Due to my staunch opposition to the corporate carnival named the 2010 Olympic Games, I spent many hours explaining myself, debating and becoming frustrated with family members, friends, and strangers. As a coping method, I wrote a little about it. In an effort to reach a broader audience, that draft later materialized into the words you are currently reading. This article, however, is not written in order to expose and detail the harmful impacts of the Games. I feel that although those negative effects were not given a credible amount of coverage, the average student not already aware of them can easily find more information by searching the Internet (for example, for “no 2010”). My intention is to deconstruct some of the arguments I faced and give voice to what is an ignored, misunderstood movement.
The most common and certainly the most frustrating statement I heard was: “Why protest? It’s not like you’re going to stop the Games from happening.” Whether or not you agree that the colonial, hyper-capitalist nature of the Games have an adverse affect on the marginalized groups and environment of the host city, the argument that protest is worthless simply holds no weight. We were all taught as children that being silent in the face of oppression creates an atmosphere of complicity, making those who stay silent no worse than the oppressor. Yet when privileged groups do not feel implicated in current forms of oppression, this rhetoric is ignored. All of a sudden, protesting the inevitable Olympics is painted over as futile.
I never imagined that the Games would stop completely. That said, silence was not an option. The collective direct action to disrupt the Games and garner attention for key issues achieved tangible results due to direct action (not limited to the protests and blockades across Canada and in Vancouver). The establishment of Tent Village, an improvised settlement in a parking lot in Vancouver’s Downtown East Side, added additional weight to the affordable housing movement. As a result of their actions, 40 homeless residents of Tent Village have been housed in B.C. housing units across the Lower Mainland.
The efforts to highlight the ongoing colonization of indigenous lands within Canada (exemplified by the slogan “No Olympics on Stolen Land”) was quite effective. It is hard to quantitatively measure the results of the Convergence since it is a part of a larger movement playing out over decades, not weeks. I can confidently say, however, that the movement succeeded in holding its own weight and making its presence known during the Games.

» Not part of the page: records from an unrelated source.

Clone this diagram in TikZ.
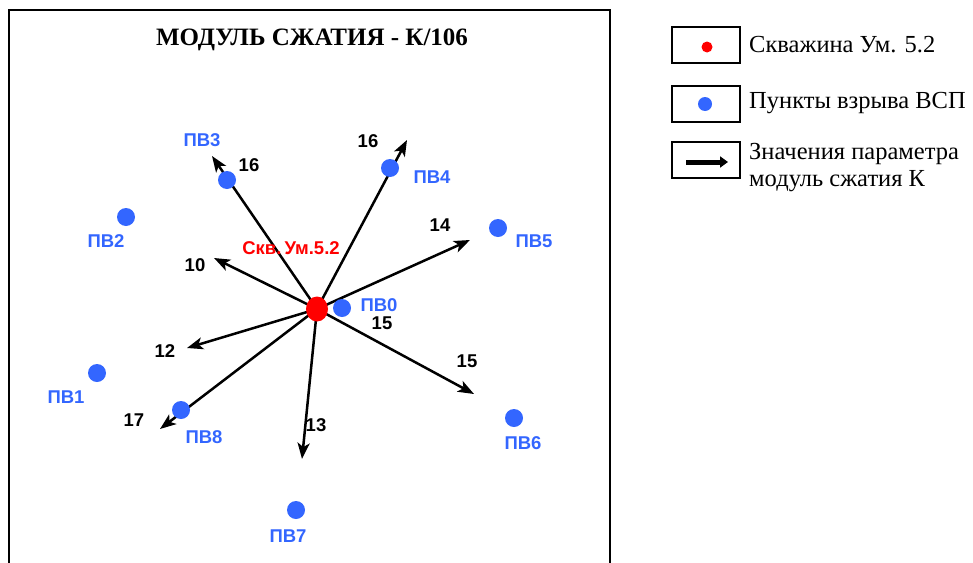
\documentclass[tikz,border=0pt]{standalone}
\usepackage{fontspec}
\setmainfont{Liberation Serif}
\newfontfamily\labfont{Liberation Sans}
\usetikzlibrary{arrows.meta,shapes.geometric}
\definecolor{pvblue}{RGB}{51,102,255}
\definecolor{wellred}{RGB}{255,0,0}
\begin{document}
\begin{tikzpicture}[x=1pt,y=-1pt,
  pvdot/.style={circle,fill=pvblue,inner sep=0pt,minimum size=18pt},
  welldot/.style={ellipse,fill=wellred,inner sep=0pt,minimum width=22pt,minimum height=25pt},
  pvlab/.style={font=\labfont\bfseries\fontsize{18.5}{18.5}\selectfont,text=pvblue,inner sep=0pt},
  numlab/.style={font=\labfont\bfseries\fontsize{18.5}{18.5}\selectfont,text=black,inner sep=0pt},
  arr/.style={line width=2.5pt,-{Stealth[length=16pt,width=12pt,inset=4pt]}},
  legbox/.style={draw,line width=2pt,minimum width=68pt,minimum height=36pt,inner sep=0pt},
  legtext/.style={font=\fontsize{24.5}{27}\selectfont,anchor=west,inner sep=0pt,align=left}]
\useasboundingbox (0,0) rectangle (973,562);
% frame
\draw[line width=2pt] (9,563) -- (9,10) -- (610,10) -- (610,563);
\node[font=\bfseries\fontsize{25}{27}\selectfont] (title) at (312,40) {МОДУЛЬ СЖАТИЯ - К/106};
% centre
\coordinate (c) at (317,309);
\coordinate (t16a) at (212,156);
\coordinate (t16b) at (407,140);
\coordinate (t14) at (470,240);
\coordinate (t10) at (214,258);
\coordinate (t12) at (187,348);
\coordinate (t17) at (160,429);
\coordinate (t13) at (302,459);
\coordinate (t15) at (474,394);
\foreach \t in {t16a,t16b,t14,t10,t12,t17,t13,t15} \draw[arr] (c) -- (\t);
% shot points
\node[pvdot] (pv0) at (342,308) {};
\node[pvdot] (pv1) at (97,373) {};
\node[pvdot] (pv2) at (126,217) {};
\node[pvdot] (pv3) at (227,180) {};
\node[pvdot] (pv4) at (390,168) {};
\node[pvdot] (pv5) at (498,228) {};
\node[pvdot] (pv6) at (514,418) {};
\node[pvdot] (pv7) at (296,510) {};
\node[pvdot] (pv8) at (181,410) {};
\node[welldot] (well) at (c) {};
% labels
\node[pvlab] (l0) at (379,305) {ПВ0};
\node[pvlab] (l1) at (66,397) {ПВ1};
\node[pvlab] (l2) at (106,241) {ПВ2};
\node[pvlab] (l3) at (202,140) {ПВ3};
\node[pvlab] (l4) at (432,177) {ПВ4};
\node[pvlab] (l5) at (534,241) {ПВ5};
\node[pvlab] (l6) at (523,443) {ПВ6};
\node[pvlab] (l7) at (288,536) {ПВ7};
\node[pvlab] (l8) at (204,437) {ПВ8};
\node[font=\labfont\bfseries\fontsize{18.5}{18.5}\selectfont,text=wellred,inner sep=0pt] (lw) at (291,248) {Скв.\,Ум.5.2};
% values
\node[numlab] (n16a) at (249,165) {16};
\node[numlab] (n16b) at (368,141) {16};
\node[numlab] (n14) at (440,225) {14};
\node[numlab] (n10) at (195,265) {10};
\node[numlab] (n12) at (165,351) {12};
\node[numlab] (n17) at (134,420) {17};
\node[numlab] (n13) at (316,425) {13};
\node[numlab] (n15a) at (382,323) {15};
\node[numlab] (n15b) at (467,361) {15};
% legend
\node[legbox] (b1) at (706,45) {};
\node[legbox] (b2) at (706,104) {};
\node[legbox] (b3) at (706,160) {};
\node[circle,fill=wellred,inner sep=0pt,minimum size=11pt] (ld1) at (707,47) {};
\node[circle,fill=pvblue,inner sep=0pt,minimum size=14pt] (ld2) at (705,104) {};
\coordinate (la1) at (686,162);
\coordinate (la2) at (728,162);
\draw[line width=5pt,-{Triangle[length=8pt,width=11pt]}] (la1) -- (la2);
\node[legtext] (tx1) at (749,45) {Скважина Ум. 5.2};
\node[legtext] (tx2) at (749,103) {Пункты взрыва ВСП};
\node[legtext] (tx3) at (749,168) {Значения параметра\\модуль сжатия К};
\end{tikzpicture}
\end{document}
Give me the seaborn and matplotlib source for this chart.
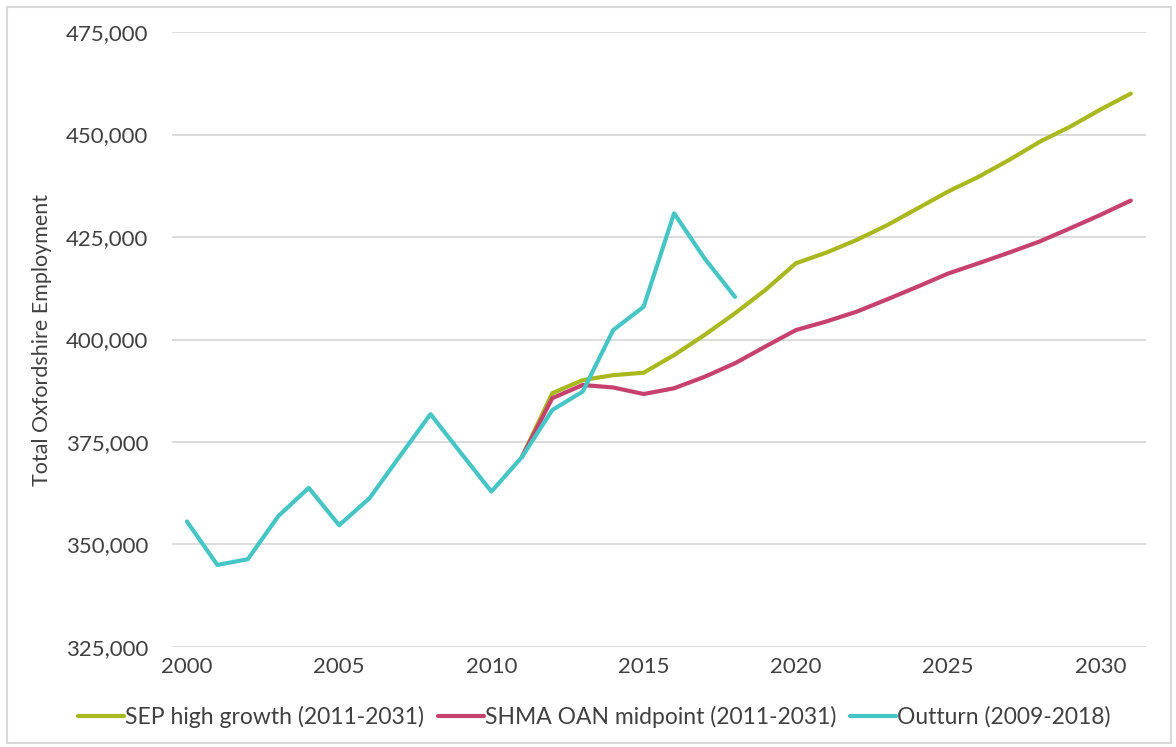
import matplotlib
matplotlib.use("Agg")
import matplotlib.pyplot as plt
import matplotlib.ticker as mticker
from matplotlib.patches import Rectangle
import pandas as pd
import seaborn as sns

# outturn, 2000-2018
outturn_years = list(range(2000, 2019))
outturn = [355600, 345000, 346400, 356900, 363800, 354700, 361300, 371600,
           381800, 372300, 362900, 371300, 382800, 387300, 402300, 408000,
           430800, 419800, 410400]

# projections, 2011-2031
proj_years = list(range(2011, 2032))
sep_high = [371300, 386900, 390100, 391300, 391900, 396200, 401100, 406400,
            412100, 418600, 421200, 424300, 427900, 432000, 436100, 439700,
            443800, 448200, 451900, 456100, 460000]
shma_mid = [371300, 385700, 388900, 388300, 386700, 388100, 390900, 394200,
            398300, 402300, 404400, 406800, 409800, 412900, 416100, 418600,
            421200, 423900, 427100, 430400, 433900]

series_names = ["SEP high growth (2011-2031)", "SHMA OAN midpoint (2011-2031)",
                "Outturn (2009-2018)"]
colours = ["#a8b81e", "#c6416d", "#45c5c6"]

df = pd.concat([
    pd.DataFrame({"year": proj_years, "value": sep_high, "series": series_names[0]}),
    pd.DataFrame({"year": proj_years, "value": shma_mid, "series": series_names[1]}),
    pd.DataFrame({"year": outturn_years, "value": outturn, "series": series_names[2]}),
])

sns.set_theme(style="white")
plt.rcParams["font.family"] = ["Lato", "DejaVu Sans"]
text_col = "#404040"

fig = plt.figure(figsize=(11.76, 7.47), dpi=100)
ax = fig.add_axes([0.146, 0.134, 0.8285, 0.823])

sns.lineplot(data=df, x="year", y="value", hue="series",
             hue_order=series_names, palette=colours,
             linewidth=3, ax=ax, legend=True)

ax.set_xlim(1999.5, 2031.5)
ax.set_ylim(325000, 475000)
ax.xaxis.set_major_locator(mticker.MultipleLocator(5))
ax.yaxis.set_major_locator(mticker.MultipleLocator(25000))
ax.yaxis.set_major_formatter(mticker.StrMethodFormatter("{x:,.0f}"))
ax.grid(axis="y", color="#d9d9d9", linewidth=1.3)
ax.set_axisbelow(True)
for s in ax.spines.values():
    s.set_visible(False)
ax.tick_params(axis="both", length=0, labelsize=16, colors=text_col)
ax.tick_params(axis="y", pad=17)
ax.tick_params(axis="x", pad=7)
ax.set_xlabel("")
ax.set_ylabel("Total Oxfordshire Employment", fontsize=15.5, color=text_col, labelpad=10)

ax.legend(loc="upper center", bbox_to_anchor=(0.434, -0.062), ncol=3,
          frameon=False, fontsize=16.5, handlelength=2.0, handletextpad=0.05,
          columnspacing=0.6, labelcolor=text_col)

# chart border
fig.patches.append(Rectangle((0.006, 0.006), 0.99, 0.985, transform=fig.transFigure,
                             fill=False, edgecolor="#d9d9d9", linewidth=1.5))

fig.savefig("out.png", dpi=100)
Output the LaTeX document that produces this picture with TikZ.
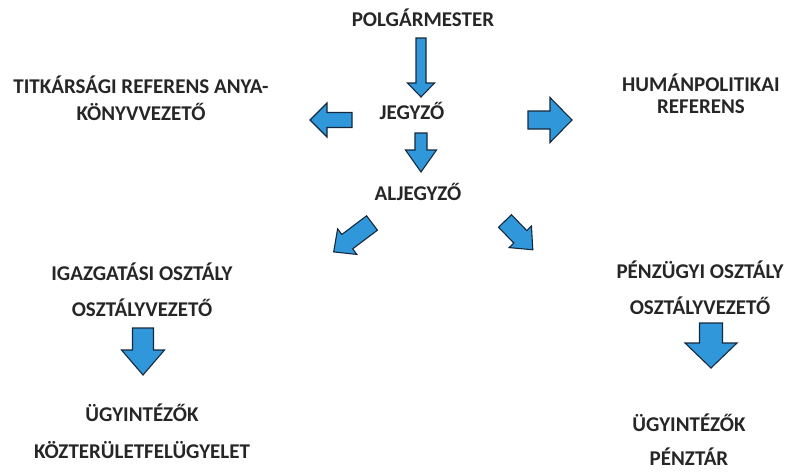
\documentclass[tikz,border=0pt]{standalone}
\usepackage{fontspec}
\setmainfont{Carlito}
\usetikzlibrary{positioning}
\definecolor{arrowblue}{RGB}{48,152,218}
\definecolor{arrowedge}{RGB}{22,40,60}
\tikzset{
    unit/.style={font=\bfseries\fontsize{21}{36}\selectfont, align=center, inner sep=0pt, text=black!85},
    unittight/.style={unit, font=\bfseries\fontsize{21}{24}\selectfont},
    barrowline/.style={fill=arrowblue, draw=arrowedge, line width=1.1pt, line join=miter},
    pics/barrow/.style n args={4}{code={
        \draw[barrowline] (0,-#2) -- ({#1-#4},-#2) -- ({#1-#4},-#3) -- (#1,0)
            -- ({#1-#4},#3) -- ({#1-#4},#2) -- (0,#2) -- cycle;
    }},
}
\begin{document}
\begin{tikzpicture}[x=1pt, y=1pt]
    \useasboundingbox (0,0) rectangle (792,-472);

    % top of the chart
    \node[unit] (polg) at (423,-18) {POLGÁRMESTER};
    \node[unit] (jegy) at (412,-111) {JEGYZŐ};
    \node[unit] (alje) at (418,-192) {ALJEGYZŐ};

    % side units
    \node[unittight, font=\bfseries\fontsize{21}{27}\selectfont] (titk) at (141,-98) {TITKÁRSÁGI REFERENS ANYA-\\KÖNYVVEZETŐ\hspace{20pt}};
    \node[unittight, font=\bfseries\fontsize{21}{22}\selectfont] (hum) at (701,-94) {HUMÁNPOLITIKAI\\REFERENS};

    % departments
    \node[unit] (igaz) at (142,-290) {IGAZGATÁSI OSZTÁLY\\OSZTÁLYVEZETŐ};
    \node[unit] (penz) at (700,-288) {PÉNZÜGYI OSZTÁLY\\OSZTÁLYVEZETŐ};
    \node[unit, font=\bfseries\fontsize{21}{37}\selectfont] (ugyl) at (142,-431) {ÜGYINTÉZŐK\\KÖZTERÜLETFELÜGYELET};
    \node[unit, font=\bfseries\fontsize{21}{34}\selectfont] (ugyr) at (689,-440) {ÜGYINTÉZŐK\\PÉNZTÁR};

    % block arrows: x/y/angle/length/shaft/head/headlength
    \foreach \px/\py/\ang/\len/\sh/\hh/\hl in {
        421/-38/-90/59/5/13.5/14,
        421/-133/-90/39/6/15.5/22,
        352/-120/180/42/7.5/17/17,
        528/-120/0/44/9/22.5/22,
        372/-223/217/48/9/16/17,
        505/-221/-46/40/9/15.5/18,
        143/-328/-90/47/10.5/21.5/25,
        711/-323/-90/45/11.5/26/25} {
        \pic[rotate=\ang] at (\px,\py) {barrow={\len}{\sh}{\hh}{\hl}};
    }
\end{tikzpicture}
\end{document}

Another misunderstanding I often encountered was rooted in the merits and concept of nationalism. The social and environmental struggles exacerbated by the Games were often dismissed in the name of “building national pride.” The definition of Canadian identity and nationalism withstanding, to view the “building of pride” as more important than police repression of impoverished communities and the loss of stable housing, is simply offensive. If you truly cared about your country, then you would try and make it better – not just wave a flag.
It is unjust that Canada’s social programs will continue paying for the Olympics’ $6-billion debt for years to come. I stand in solidarity with those adversely affected by the Games and extend a challenge to those who were apathetic toward the movement. Please take the time to research the many faces of the Olympic Games and hold your own conversations about them.